━━ Collected data

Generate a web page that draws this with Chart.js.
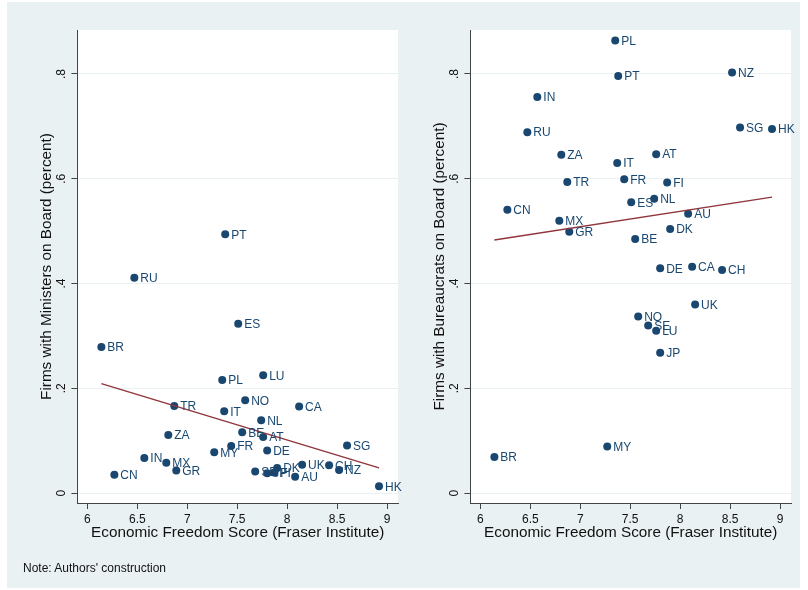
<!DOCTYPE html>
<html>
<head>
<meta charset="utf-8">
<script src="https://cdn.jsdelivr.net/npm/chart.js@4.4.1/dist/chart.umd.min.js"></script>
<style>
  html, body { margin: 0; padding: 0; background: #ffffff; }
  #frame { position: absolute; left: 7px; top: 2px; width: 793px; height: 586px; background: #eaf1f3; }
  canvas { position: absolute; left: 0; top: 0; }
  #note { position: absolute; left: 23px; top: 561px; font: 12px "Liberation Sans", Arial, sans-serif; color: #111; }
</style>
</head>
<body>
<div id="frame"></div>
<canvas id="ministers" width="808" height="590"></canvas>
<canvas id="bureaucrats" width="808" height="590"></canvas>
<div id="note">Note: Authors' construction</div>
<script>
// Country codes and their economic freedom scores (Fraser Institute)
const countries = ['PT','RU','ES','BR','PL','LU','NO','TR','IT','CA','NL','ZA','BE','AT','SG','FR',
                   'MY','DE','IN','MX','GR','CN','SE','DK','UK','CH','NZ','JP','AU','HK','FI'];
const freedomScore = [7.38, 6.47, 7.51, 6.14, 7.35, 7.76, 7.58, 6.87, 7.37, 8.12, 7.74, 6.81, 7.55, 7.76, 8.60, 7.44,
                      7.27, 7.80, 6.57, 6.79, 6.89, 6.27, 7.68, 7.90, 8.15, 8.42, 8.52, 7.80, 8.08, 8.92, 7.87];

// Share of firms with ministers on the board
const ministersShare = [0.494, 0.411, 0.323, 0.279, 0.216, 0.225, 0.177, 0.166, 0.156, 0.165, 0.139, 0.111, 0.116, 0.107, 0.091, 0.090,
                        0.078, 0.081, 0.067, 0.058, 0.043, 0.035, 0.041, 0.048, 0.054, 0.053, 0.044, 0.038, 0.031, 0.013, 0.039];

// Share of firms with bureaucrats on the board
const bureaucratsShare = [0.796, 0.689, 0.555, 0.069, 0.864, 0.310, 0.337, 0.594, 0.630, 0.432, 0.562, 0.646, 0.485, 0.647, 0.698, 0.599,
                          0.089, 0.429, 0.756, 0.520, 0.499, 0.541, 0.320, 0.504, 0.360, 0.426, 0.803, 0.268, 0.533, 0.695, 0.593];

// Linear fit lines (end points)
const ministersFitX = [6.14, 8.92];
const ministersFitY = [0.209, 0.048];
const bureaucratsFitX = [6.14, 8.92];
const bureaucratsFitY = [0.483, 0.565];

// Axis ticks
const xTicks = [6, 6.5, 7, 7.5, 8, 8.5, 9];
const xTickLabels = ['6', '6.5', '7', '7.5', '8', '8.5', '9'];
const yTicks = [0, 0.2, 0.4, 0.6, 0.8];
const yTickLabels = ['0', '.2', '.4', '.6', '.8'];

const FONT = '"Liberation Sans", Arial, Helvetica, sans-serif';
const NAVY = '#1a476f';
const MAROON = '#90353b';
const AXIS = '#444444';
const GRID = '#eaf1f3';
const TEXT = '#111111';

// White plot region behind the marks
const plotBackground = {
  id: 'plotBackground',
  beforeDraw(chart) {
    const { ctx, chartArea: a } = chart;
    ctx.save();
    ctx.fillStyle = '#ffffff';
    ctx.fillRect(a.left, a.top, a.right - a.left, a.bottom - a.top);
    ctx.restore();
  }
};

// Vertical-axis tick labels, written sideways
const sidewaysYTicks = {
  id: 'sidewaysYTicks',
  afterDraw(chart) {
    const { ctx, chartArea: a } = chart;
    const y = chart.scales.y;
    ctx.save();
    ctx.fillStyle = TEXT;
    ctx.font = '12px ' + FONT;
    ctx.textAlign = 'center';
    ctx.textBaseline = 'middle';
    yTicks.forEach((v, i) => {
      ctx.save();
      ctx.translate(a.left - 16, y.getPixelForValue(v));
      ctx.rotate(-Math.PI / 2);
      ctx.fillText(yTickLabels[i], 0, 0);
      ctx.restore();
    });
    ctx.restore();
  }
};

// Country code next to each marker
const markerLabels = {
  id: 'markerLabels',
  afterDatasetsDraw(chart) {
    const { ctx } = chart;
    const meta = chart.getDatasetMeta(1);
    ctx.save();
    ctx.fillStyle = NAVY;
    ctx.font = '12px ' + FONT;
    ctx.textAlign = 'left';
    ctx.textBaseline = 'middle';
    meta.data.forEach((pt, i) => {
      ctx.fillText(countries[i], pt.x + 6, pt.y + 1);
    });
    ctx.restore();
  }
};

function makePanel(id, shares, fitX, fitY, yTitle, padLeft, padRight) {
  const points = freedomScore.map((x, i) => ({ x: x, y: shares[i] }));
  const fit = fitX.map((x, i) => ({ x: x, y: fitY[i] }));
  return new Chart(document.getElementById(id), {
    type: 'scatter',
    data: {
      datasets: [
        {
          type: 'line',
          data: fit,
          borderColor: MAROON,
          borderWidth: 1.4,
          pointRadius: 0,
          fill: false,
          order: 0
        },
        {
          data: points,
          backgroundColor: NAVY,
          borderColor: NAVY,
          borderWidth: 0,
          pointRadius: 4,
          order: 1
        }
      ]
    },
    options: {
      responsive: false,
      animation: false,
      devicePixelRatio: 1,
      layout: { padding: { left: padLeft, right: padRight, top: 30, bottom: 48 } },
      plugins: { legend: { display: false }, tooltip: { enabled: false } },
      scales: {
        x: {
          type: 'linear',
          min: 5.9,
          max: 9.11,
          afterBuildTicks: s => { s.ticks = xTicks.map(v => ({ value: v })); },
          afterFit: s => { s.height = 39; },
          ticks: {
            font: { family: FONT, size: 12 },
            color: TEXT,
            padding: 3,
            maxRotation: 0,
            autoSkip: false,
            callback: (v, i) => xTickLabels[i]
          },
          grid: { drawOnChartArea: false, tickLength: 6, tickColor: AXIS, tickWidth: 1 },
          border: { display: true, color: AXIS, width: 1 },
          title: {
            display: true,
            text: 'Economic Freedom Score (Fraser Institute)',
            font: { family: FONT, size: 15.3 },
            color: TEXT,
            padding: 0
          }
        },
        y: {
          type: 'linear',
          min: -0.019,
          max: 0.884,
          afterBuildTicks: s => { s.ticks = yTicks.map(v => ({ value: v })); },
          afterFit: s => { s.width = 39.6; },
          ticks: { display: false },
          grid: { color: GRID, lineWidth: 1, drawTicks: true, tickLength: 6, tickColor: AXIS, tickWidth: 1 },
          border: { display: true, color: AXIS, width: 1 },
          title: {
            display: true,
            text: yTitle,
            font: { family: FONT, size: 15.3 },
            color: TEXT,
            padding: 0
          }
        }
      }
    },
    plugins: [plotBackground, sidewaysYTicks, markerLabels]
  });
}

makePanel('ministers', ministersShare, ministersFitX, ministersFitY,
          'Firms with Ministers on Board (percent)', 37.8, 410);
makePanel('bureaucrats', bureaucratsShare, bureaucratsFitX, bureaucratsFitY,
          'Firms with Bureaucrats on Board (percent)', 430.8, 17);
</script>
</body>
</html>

━━━━

Leave the images out, please, and restate each line word for word.

Generate a web page that draws this with Chart.js.
<!DOCTYPE html>
<html>
<head>
<meta charset="utf-8">
<script src="https://cdn.jsdelivr.net/npm/chart.js@4.4.1/dist/chart.umd.min.js"></script>
<style>
  html, body { margin: 0; padding: 0; background: #ffffff; }
  #frame { position: absolute; left: 7px; top: 2px; width: 793px; height: 586px; background: #eaf1f3; }
  canvas { position: absolute; left: 0; top: 0; }
  #note { position: absolute; left: 23px; top: 561px; font: 12px "Liberation Sans", Arial, sans-serif; color: #111; }
</style>
</head>
<body>
<div id="frame"></div>
<canvas id="ministers" width="808" height="590"></canvas>
<canvas id="bureaucrats" width="808" height="590"></canvas>
<div id="note">Note: Authors' construction</div>
<script>
// Country codes and their economic freedom scores (Fraser Institute)
const countries = ['PT','RU','ES','BR','PL','LU','NO','TR','IT','CA','NL','ZA','BE','AT','SG','FR',
                   'MY','DE','IN','MX','GR','CN','SE','DK','UK','CH','NZ','JP','AU','HK','FI'];
const freedomScore = [7.38, 6.47, 7.51, 6.14, 7.35, 7.76, 7.58, 6.87, 7.37, 8.12, 7.74, 6.81, 7.55, 7.76, 8.60, 7.44,
                      7.27, 7.80, 6.57, 6.79, 6.89, 6.27, 7.68, 7.90, 8.15, 8.42, 8.52, 7.80, 8.08, 8.92, 7.87];

// Share of firms with ministers on the board
const ministersShare = [0.494, 0.411, 0.323, 0.279, 0.216, 0.225, 0.177, 0.166, 0.156, 0.165, 0.139, 0.111, 0.116, 0.107, 0.091, 0.090,
                        0.078, 0.081, 0.067, 0.058, 0.043, 0.035, 0.041, 0.048, 0.054, 0.053, 0.044, 0.038, 0.031, 0.013, 0.039];

// Share of firms with bureaucrats on the board
const bureaucratsShare = [0.796, 0.689, 0.555, 0.069, 0.864, 0.310, 0.337, 0.594, 0.630, 0.432, 0.562, 0.646, 0.485, 0.647, 0.698, 0.599,
                          0.089, 0.429, 0.756, 0.520, 0.499, 0.541, 0.320, 0.504, 0.360, 0.426, 0.803, 0.268, 0.533, 0.695, 0.593];

// Linear fit lines (end points)
const ministersFitX = [6.14, 8.92];
const ministersFitY = [0.209, 0.048];
const bureaucratsFitX = [6.14, 8.92];
const bureaucratsFitY = [0.483, 0.565];

// Axis ticks
const xTicks = [6, 6.5, 7, 7.5, 8, 8.5, 9];
const xTickLabels = ['6', '6.5', '7', '7.5', '8', '8.5', '9'];
const yTicks = [0, 0.2, 0.4, 0.6, 0.8];
const yTickLabels = ['0', '.2', '.4', '.6', '.8'];

const FONT = '"Liberation Sans", Arial, Helvetica, sans-serif';
const NAVY = '#1a476f';
const MAROON = '#90353b';
const AXIS = '#444444';
const GRID = '#eaf1f3';
const TEXT = '#111111';

// White plot region behind the marks
const plotBackground = {
  id: 'plotBackground',
  beforeDraw(chart) {
    const { ctx, chartArea: a } = chart;
    ctx.save();
    ctx.fillStyle = '#ffffff';
    ctx.fillRect(a.left, a.top, a.right - a.left, a.bottom - a.top);
    ctx.restore();
  }
};

// Vertical-axis tick labels, written sideways
const sidewaysYTicks = {
  id: 'sidewaysYTicks',
  afterDraw(chart) {
    const { ctx, chartArea: a } = chart;
    const y = chart.scales.y;
    ctx.save();
    ctx.fillStyle = TEXT;
    ctx.font = '12px ' + FONT;
    ctx.textAlign = 'center';
    ctx.textBaseline = 'middle';
    yTicks.forEach((v, i) => {
      ctx.save();
      ctx.translate(a.left - 16, y.getPixelForValue(v));
      ctx.rotate(-Math.PI / 2);
      ctx.fillText(yTickLabels[i], 0, 0);
      ctx.restore();
    });
    ctx.restore();
  }
};

// Country code next to each marker
const markerLabels = {
  id: 'markerLabels',
  afterDatasetsDraw(chart) {
    const { ctx } = chart;
    const meta = chart.getDatasetMeta(1);
    ctx.save();
    ctx.fillStyle = NAVY;
    ctx.font = '12px ' + FONT;
    ctx.textAlign = 'left';
    ctx.textBaseline = 'middle';
    meta.data.forEach((pt, i) => {
      ctx.fillText(countries[i], pt.x + 6, pt.y + 1);
    });
    ctx.restore();
  }
};

function makePanel(id, shares, fitX, fitY, yTitle, padLeft, padRight) {
  const points = freedomScore.map((x, i) => ({ x: x, y: shares[i] }));
  const fit = fitX.map((x, i) => ({ x: x, y: fitY[i] }));
  return new Chart(document.getElementById(id), {
    type: 'scatter',
    data: {
      datasets: [
        {
          type: 'line',
          data: fit,
          borderColor: MAROON,
          borderWidth: 1.4,
          pointRadius: 0,
          fill: false,
          order: 0
        },
        {
          data: points,
          backgroundColor: NAVY,
          borderColor: NAVY,
          borderWidth: 0,
          pointRadius: 4,
          order: 1
        }
      ]
    },
    options: {
      responsive: false,
      animation: false,
      devicePixelRatio: 1,
      layout: { padding: { left: padLeft, right: padRight, top: 30, bottom: 48 } },
      plugins: { legend: { display: false }, tooltip: { enabled: false } },
      scales: {
        x: {
          type: 'linear',
          min: 5.9,
          max: 9.11,
          afterBuildTicks: s => { s.ticks = xTicks.map(v => ({ value: v })); },
          afterFit: s => { s.height = 39; },
          ticks: {
            font: { family: FONT, size: 12 },
            color: TEXT,
            padding: 3,
            maxRotation: 0,
            autoSkip: false,
            callback: (v, i) => xTickLabels[i]
          },
          grid: { drawOnChartArea: false, tickLength: 6, tickColor: AXIS, tickWidth: 1 },
          border: { display: true, color: AXIS, width: 1 },
          title: {
            display: true,
            text: 'Economic Freedom Score (Fraser Institute)',
            font: { family: FONT, size: 15.3 },
            color: TEXT,
            padding: 0
          }
        },
        y: {
          type: 'linear',
          min: -0.019,
          max: 0.884,
          afterBuildTicks: s => { s.ticks = yTicks.map(v => ({ value: v })); },
          afterFit: s => { s.width = 39.6; },
          ticks: { display: false },
          grid: { color: GRID, lineWidth: 1, drawTicks: true, tickLength: 6, tickColor: AXIS, tickWidth: 1 },
          border: { display: true, color: AXIS, width: 1 },
          title: {
            display: true,
            text: yTitle,
            font: { family: FONT, size: 15.3 },
            color: TEXT,
            padding: 0
          }
        }
      }
    },
    plugins: [plotBackground, sidewaysYTicks, markerLabels]
  });
}

makePanel('ministers', ministersShare, ministersFitX, ministersFitY,
          'Firms with Ministers on Board (percent)', 37.8, 410);
makePanel('bureaucrats', bureaucratsShare, bureaucratsFitX, bureaucratsFitY,
          'Firms with Bureaucrats on Board (percent)', 430.8, 17);
</script>
</body>
</html>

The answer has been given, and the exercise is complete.